Wednesday 11 March 2020

Collective identity and representing ourselves: blog tasks

Collective identity and representing ourselves: blog tasks

Task 1: Media Magazine article

Read the Media Magazine article on collective identity: Self-image and the Media (MM41 - page 6). Our Media Magazine archive is here.

Complete the following tasks on your blog:

1) Read the article and summarise each section in one sentence, starting with the section 'Who are you?'

Who Are You?
The media has influence over identity as it can convince us to conform to a collective.

I Think, Therefore I am
Our identities were once based on external factors such as race, class, gender and success was seen as meeting the expectations set by each collective group you were in.

From Citizen to Consumer
People were encouraged to have identities based not on behaving as ‘active citizens but as passive consumers’.

The Rise of The Individual
People increasingly wanted to express their individualism between the 1960s and 1970s and philosophers such as Freud (discredited) and Lacan thought cleverly over what it means to have 'self'.

Branding And Life Style 

Brands sell the personality linked to the product.

Who Will We Be

We now make our own identity thanks to social media.

2) List three brands you are happy to be associated with and explain how they reflect your sense of identity.

CASSART because I like drawing and it's a store for slightly more intermediate artists.
Milka because it's a European chocolate and my sense of identity is European.


3) Do you agree with the view that modern media is all about 'style over substance'? What does this expression mean?

I disagree because often more successful brands are stylish because they promote the audience's individuality and very explicitly want the audience to feel like they have substance through buying the products. 

4) Explain Baudrillard's theory of 'media saturation' in one paragraph. You may need to research it online to find out more.



5) Is your presence on social media an accurate reflection of who you are? Have you ever added or removed a picture from a social media site purely because of what it says about the type of person you are?

I'm actively as vague about my real life and personality in profiles as I can be. I don't like the idea of random people seeing real things about me and making assumptions. 

6) What is your opinion on 'data mining'? Are you happy for companies to sell you products based on your social media presence and online search terms? Is this an invasion of privacy?

I feel like it's an invasion of privacy but ultimately it's a natural progression for brands to abuse technology in order to stay on top.

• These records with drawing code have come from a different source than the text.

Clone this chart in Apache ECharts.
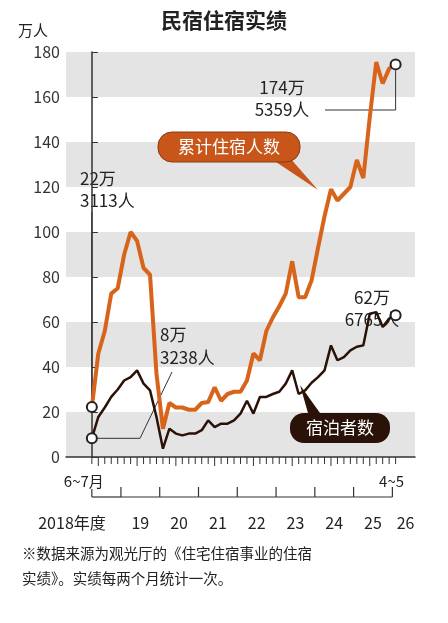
<!DOCTYPE html><html><head><meta charset="utf-8">
<script src="https://cdn.jsdelivr.net/npm/echarts@6/dist/echarts.min.js"></script>
<style>body{margin:0;background:#fff}#c{width:448px;height:623px}</style></head><body><div id="c"></div>
<script>
const periods = Array.from({length:48},(_, i)=>i);
const guestNights = [22.2,46,56,72.6,75,90,100,96,84,81,37,12.6,24,22,22,21,21,24,24.4,31,25,28,29,29,34,46,43,56,62,67,72.6,87,71,71,78.5,93,107,119,114,117,120,132,124,151,175.5,166,172.6,174.5];
const guests = [8.3,17.8,22,26.7,30,34,35.5,38.5,32.6,29.6,17.8,3.7,12.6,10.4,9.6,10.4,10.4,11.9,16.3,13.3,14.8,14.8,16.3,19.3,25,19.3,26.7,26.7,28,29,32.6,38.5,28,29.6,33,35.5,38.5,49.6,43,44.4,47.4,49,49.6,63.7,64.4,57.8,61.5,63];
const yearLabels = ['2018年度','19','20','21','22','23','24','25','26'];
const yearStart = [0,5,11,17,23,29,35,41,47];
const ff = '"Noto Sans CJK SC","Noto Sans",sans-serif';
const last = periods.length-1;
const pairs = arr => arr.map((v,i)=>[periods[i],v]);
const sym = (v,p)=> (p.dataIndex===0||p.dataIndex===last)?10:0;
const chart = echarts.init(document.getElementById('c'));
chart.setOption({
  animation:false,
  grid:{left:66,right:33,top:52,bottom:166},
  xAxis:{type:'value',min:-4,max:50,interval:1,axisLine:{lineStyle:{color:'#333',width:1.5}},
    axisTick:{show:false},axisLabel:{show:false},splitLine:{show:false}},
  yAxis:{type:'value',min:0,max:180,interval:20,axisLine:{show:true,lineStyle:{color:'#333',width:1.5}},
    axisTick:{show:true,inside:true,length:6,lineStyle:{color:'#333'}},
    axisLabel:{fontSize:16,color:'#333',fontFamily:ff,margin:6},splitLine:{show:false},
    splitArea:{show:true,areaStyle:{color:['#e4e4e4','#ffffff']}}},
  series:[
    {type:'line',data:pairs(guestNights),symbol:'circle',showSymbol:true,symbolSize:sym,itemStyle:{color:'#fff',borderColor:'#222',borderWidth:2},lineStyle:{color:'#d8641c',width:4},z:3},
    {type:'line',data:pairs(guests),symbol:'circle',showSymbol:true,symbolSize:sym,itemStyle:{color:'#fff',borderColor:'#222',borderWidth:2},lineStyle:{color:'#2a1208',width:2.5},z:4}
  ]
});
const P=(i,v)=>chart.convertToPixel({xAxisIndex:0,yAxisIndex:0},[i,v]);
const g=[];
const T=(x,y,t,o={})=>g.push({type:'text',x,y,style:Object.assign({text:t,font:(o.w||'normal')+' '+(o.s||16)+'px '+ff,fill:o.c||'#222',align:o.a||'left',verticalAlign:'middle',lineHeight:o.lh||20},o.st||{})});
const L=(x1,y1,x2,y2,w)=>g.push({type:'line',shape:{x1,y1,x2,y2},style:{stroke:'#333',lineWidth:w||1.2}});
T(224,20,'民宿住宿实绩',{s:21,w:'bold',a:'center'});
T(18,30,'万人',{s:15});
const y0=P(0,0)[1];
periods.forEach(i=>{const x=P(i,0)[0];L(x,y0,x,y0+(i%6===1?9:7),1);});
const rowY=y0+40;
for(let k=1;k<yearStart.length;k++){
  const xb=P(yearStart[k]-0.5,0)[0];
  L(xb,rowY-10,xb,rowY);
  if(k<yearStart.length-1) L(xb,rowY,P(yearStart[k+1]-0.5,0)[0],rowY);
}
const xs=P(0,0)[0];
L(xs,y0+32,xs,rowY); L(xs,rowY,P(yearStart[1]-0.5,0)[0],rowY);
T(xs-8,y0+24,'6~7月',{s:15,a:'center'});
T(P(last,0)[0]-4,y0+24,'4~5',{s:15,a:'center'});
for(let k=0;k<yearLabels.length;k++){
  let cx = k===0?72:(k===yearLabels.length-1?P(last,0)[0]+10:(P(yearStart[k]-0.5,0)[0]+P(yearStart[k+1]-0.5,0)[0])/2);
  T(cx,rowY+26,yearLabels[k],{s:16,a:'center'});
}
const a0=P(0,guestNights[0]), b0=P(0,guests[0]);
T(80,190,'22万\n3113人',{s:17,lh:22});
L(a0[0],212,a0[0],a0[1]-6,1);
T(160,335,'8万',{s:17});
T(160,358,'3238人',{s:17});
g.push({type:'polyline',shape:{points:[[b0[0]+5,b0[1]],[140,b0[1]],[172,372]]},style:{stroke:'#333',fill:null,lineWidth:1}});
const aE=P(last,guestNights[last]);
T(282,88,'174万',{s:17,a:'center'});
T(282,110,'5359人',{s:17,a:'center'});
g.push({type:'polyline',shape:{points:[[325,110],[aE[0],110],[aE[0],aE[1]+6]]},style:{stroke:'#333',fill:null,lineWidth:1}});
T(372,298,'62万',{s:17,a:'center'});
T(372,320,'6765人',{s:17,a:'center'});
g.push({type:'polygon',shape:{points:[[270,158],[290,158],[318,190]]},style:{fill:'#c8561a'}});
g.push({type:'rect',shape:{x:158,y:132,width:142,height:30,r:14},style:{fill:'#c8561a',stroke:'#8a3a10',lineWidth:1}});
T(229,147,'累计住宿人数',{s:17,c:'#fff',a:'center'});
g.push({type:'polygon',shape:{points:[[310,420],[325,420],[300,385]]},style:{fill:'#2a1208'}});
g.push({type:'rect',shape:{x:290,y:413,width:100,height:30,r:14},style:{fill:'#2a1208'}});
T(340,428,'宿泊者数',{s:17,c:'#fff',a:'center'});
T(22,553,'※数据来源为观光厅的《住宅住宿事业的住宿',{s:14.5});
T(22,578,'实绩》。实绩每两个月统计一次。',{s:14.5});
chart.setOption({graphic:g});
</script></body></html>
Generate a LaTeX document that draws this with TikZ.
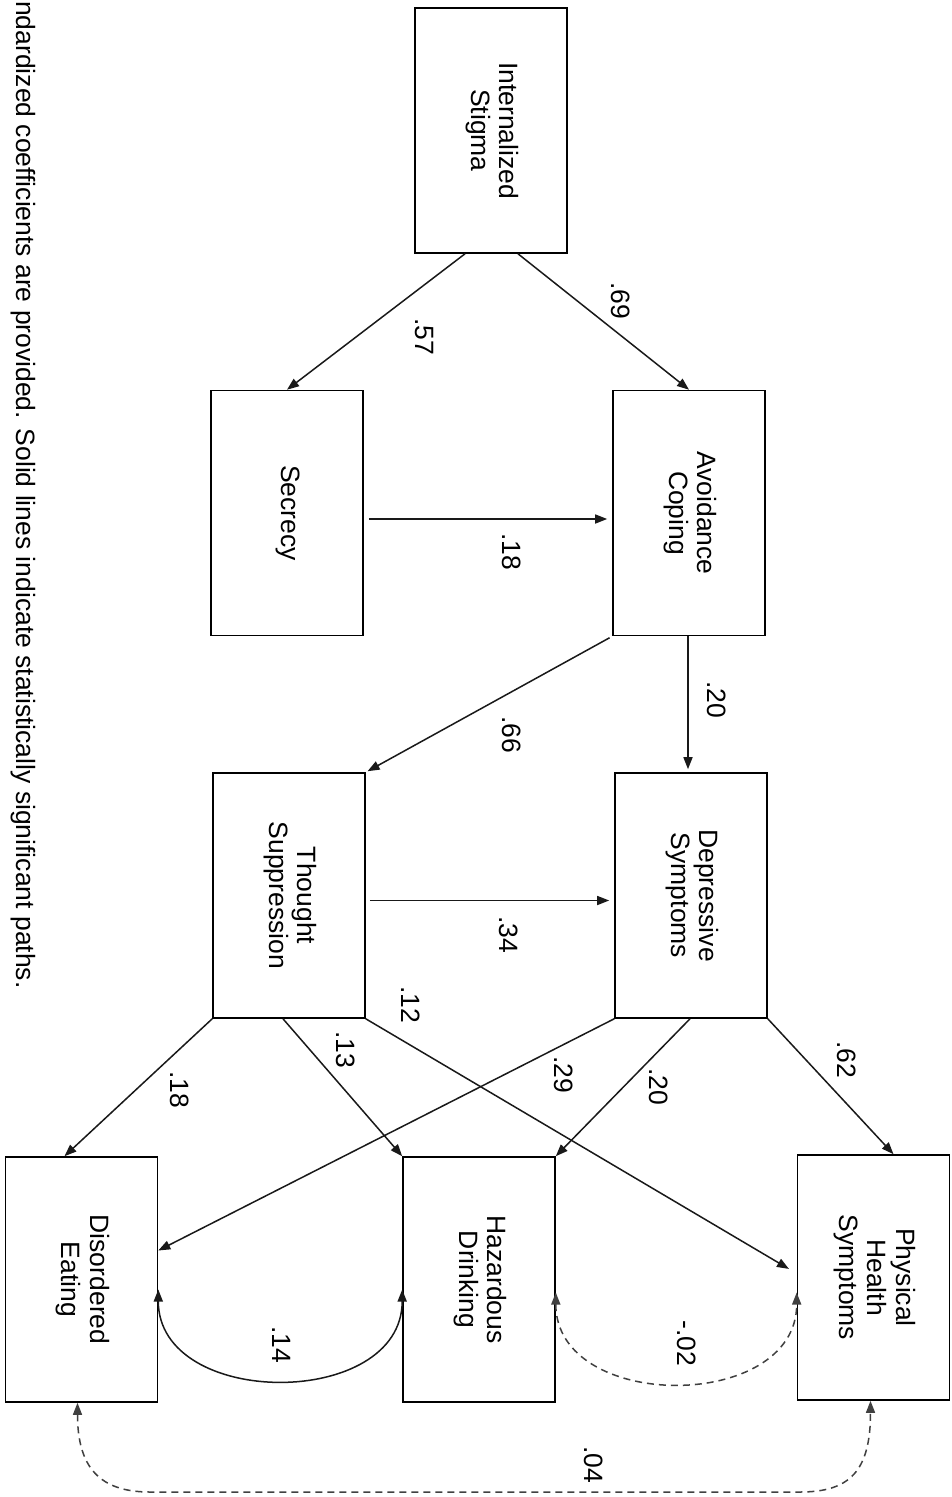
\documentclass[tikz,border=0pt]{standalone}
\usepackage{fontspec}
\setmainfont{Liberation Sans}
\usepackage{graphicx}
\usetikzlibrary{arrows.meta}
% text set top-to-bottom, as in a page turned a quarter clockwise
\newcommand{\turntext}[1]{\rotatebox{-90}{\begin{tabular}{@{}c@{}}#1\end{tabular}}}
\tikzset{
  box/.style={draw=black, line width=1.6pt, rectangle, minimum width=152pt, minimum height=245pt, inner sep=0pt},
  path/.style={draw=black!90, line width=1.5pt, -{Triangle[length=12pt,width=9pt]}},
  cov/.style={draw=black!90, line width=1.5pt, {Triangle[length=12pt,width=9pt]}-{Triangle[length=12pt,width=9pt]}},
  nscov/.style={cov, draw=black!75, dash pattern=on 7pt off 5pt},
  lbl/.style={inner sep=0pt, font=\fontsize{26.5}{28.5}\selectfont},
}
\begin{document}
\begin{tikzpicture}[x=1pt, y=-1pt, font=\fontsize{26.5}{28.5}\selectfont]
\useasboundingbox (0,0) rectangle (951,1497);
\fill[white] (0,0) rectangle (951,1497);

% latent constructs
\node[box] (is) at (491,130.5) {\turntext{Internalized\\Stigma}};
\node[box] (sec) at (287,513) {\turntext{Secrecy}};
\node[box] (ac) at (689,513) {\turntext{Avoidance\\Coping}};
\node[box] (ts) at (289,895.5) {\turntext{Thought\\Suppression}};
\node[box] (ds) at (691,895.5) {\turntext{Depressive\\Symptoms}};
\node[box] (de) at (81.5,1279.5) {\turntext{Disordered\\Eating}};
\node[box] (hd) at (479,1279.5) {\turntext{Hazardous\\Drinking}};
\node[box] (ph) at (873.5,1277.5) {\turntext{Physical\\Health\\Symptoms}};

% directed paths
\draw[path] ([xshift=-26pt]is.south) -- (sec.north);
\draw[path] ([xshift=27pt]is.south) -- (ac.north);
\draw[path, shorten <=5pt, shorten >=5pt] ([yshift=-6pt]sec.east) -- ([yshift=-6pt]ac.west);
\draw[path, shorten >=3pt] ([xshift=-1pt]ac.south) -- ([xshift=-3pt]ds.north);
\draw[path, shorten <=3pt, shorten >=2pt] (ac.south west) -- (ts.north east);
\draw[path, shorten <=4pt, shorten >=5pt] ([yshift=-5pt]ts.east) -- ([yshift=-5pt]ds.west);
\draw[path] (ts.south west) -- ([xshift=-17pt]de.north);
\draw[path] ([xshift=-6pt]ts.south) -- (hd.north west);
\draw[path, shorten >=9pt] (ts.south east) -- ([yshift=4pt]ph.west);
\draw[path] (ds.south west) -- ([yshift=29pt]de.east);
\draw[path] ([xshift=-1pt]ds.south) -- (hd.north east);
\draw[path] (ds.south east) -- ([xshift=20pt]ph.north);

% residual covariances
\draw[cov] ([yshift=-10pt]de.east) .. controls +(0,120) and +(0,120) .. ([yshift=-10pt]hd.west);
\draw[nscov] ([yshift=-13pt]hd.east) .. controls +(0,120) and +(0,120) .. ([yshift=-15pt]ph.west);
\coordinate (b1) at (150,1492);
\coordinate (b2) at (800,1492);
\draw[nscov] ([xshift=-4pt]de.south) .. controls +(0,65) and +(-50,0) .. (b1) -- (b2) .. controls +(50,0) and +(0,70) .. ([xshift=-3pt]ph.south);

% coefficients
\node[lbl] (l1) at (421,337) {\turntext{.57}};
\node[lbl] (l2) at (617,301) {\turntext{.69}};
\node[lbl] (l3) at (508,552) {\turntext{.18}};
\node[lbl] (l4) at (713,700) {\turntext{.20}};
\node[lbl] (l5) at (508,735) {\turntext{.66}};
\node[lbl] (l6) at (505,935) {\turntext{.34}};
\node[lbl] (l7) at (176,1090) {\turntext{.18}};
\node[lbl] (l8) at (342,1050) {\turntext{.13}};
\node[lbl] (l9) at (407,1005) {\turntext{.12}};
\node[lbl] (l10) at (560,1075) {\turntext{.29}};
\node[lbl] (l11) at (655,1087) {\turntext{.20}};
\node[lbl] (l12) at (843,1060) {\turntext{.62}};
\node[lbl] (l13) at (278,1345) {\turntext{.14}};
\node[lbl] (l14) at (683,1343) {\turntext{-.02}};
\node[lbl] (l15) at (590,1465) {\turntext{.04}};

% note
\node[lbl, anchor=north] (note) at (22,1) {\turntext{ndardized coefficients are provided. Solid lines indicate statistically significant paths.}};
\end{tikzpicture}
\end{document}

Task 2: Media Magazine cartoon

Now read the cartoon in MM62 (p36) that summarises David Gauntlett’s theories of identity. Write five simple bullet points summarising what you have learned from the cartoon.

-wider range in media offers more diverse representation

-Audiences are active as opposed to passive

-Audiences recognise the problematic representations while still consuming the media for entertainment value

-Identity today is more fluid and transformable than ever before

-He also draws attention to generational differences as attitudes created when young will cross over into adulthood

Task 3: Representation & Identity: Factsheet blog task

Finally, use our brilliant Media Factsheet archive on the M: drive Media Shared (M:\Resources\A Level\Media Factsheets) to find Media Factsheet #72 on Collective Identity. Save it to USB or email it to yourself so you have access to the reading for homework. Read the whole of Factsheet and answer the following questions to complete our introductory work on collective identity:

1) What is collective identity? Write your own definition in as close to 50 words as possible.

Collective identity is the state of having the same shared beliefs, values and traditions as a group of people, making a large group of people connected.

2) Complete the task on the factsheet (page 1) - write a list of as many things as you can think of that represent Britain. What do they have in common? Have you represented the whole of Britain or just one aspect/viewpoint?

-Fish and chips
-tea
-biscuits
-church of england
-Posh accent
-Royalists
-polite
-colonisation

3) How does James May's Top Toys offer a nostalgic representation of Britain?

It goes over the past's most popular toys and goes in depth into their history as opposed to a superficial pander to nostalgia.

4) How has new technology changed collective identity?

Thanks to social media, it is easier for people to find each other and so fandoms and such have become more rampant. Collective identity can be made much easier as you can now belong to any group you wish to.

5) What phrase does David Gauntlett (2008) use to describe this new focus on identity? 

‘Identity is complicated; everyone

thinks they have got one.’

6) How does the Shaun of the Dead Facebook group provide an example of Henry Jenkins' theory of interpretive communities online?  

‘fan genres grew out of openings or excesses within the text that were built on and stretched, and that it was not as if fans and texts were autonomous from each another; fans created their own, new texts, but elements within the originating text defined, to some degree, what they could do’.